A experiência dinamarquesa mostra como a flexibilidade pode ser garantida, oferecendo diferentes modalidades de habitação para diferentes níveis de autonomia. No Reino Unido, os serviços de apoio comunitário desenvolvem práticas que vão desde visitas semanais a acompanhamento diário, consoante as necessidades. Já em Portugal, iniciativas como o Projeto-piloto de Vida Independente começam a testar a possibilidade de combinar habitação autónoma com redes de apoio comunitário. Em todos estes casos, a questão da sustentabilidade económica permanece central, obrigando os governos a garantir subsídios e apoios que viabilizem a equidade no acesso.


A questão da habitação para pessoas autistas não se reduz, portanto, a um tema de infraestrutura, mas é profundamente existencial. É dar corpo a um sonho que, sem alicerces, permanece apenas no telhado suspenso no ar. Quando verdadeiramente alcançado, o lar transforma-se em chão seguro, permitindo a cada pessoa ser, existir e crescer.

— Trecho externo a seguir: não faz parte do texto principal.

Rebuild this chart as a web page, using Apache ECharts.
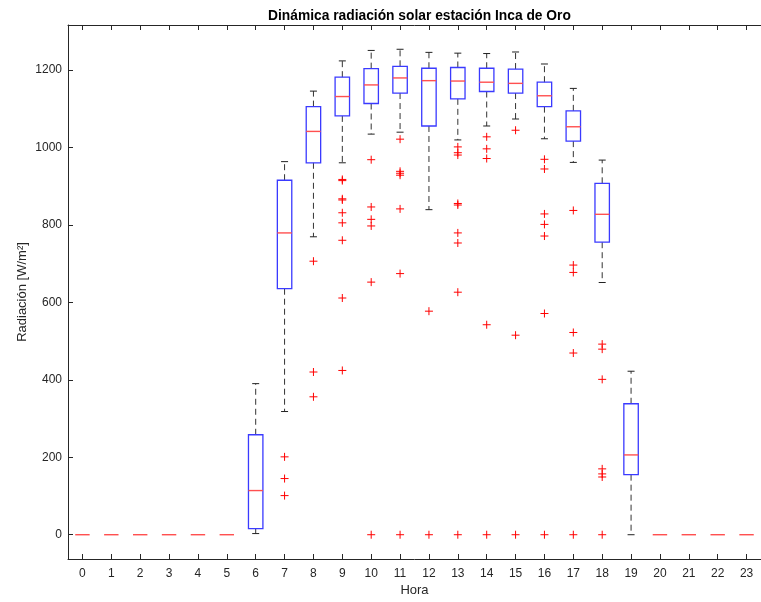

Refletir sobre estes modelos é refletir sobre nós próprios, sobre a forma como, enquanto sociedade, escolhemos lidar com a diferença. O direito à casa é também o direito ao sonho de habitar o mundo de forma plena. Para as pessoas autistas, esse sonho só se realiza quando os pilares da inclusão, do apoio e da dignidade estão firmemente cravados no solo das nossas políticas e práticas sociais.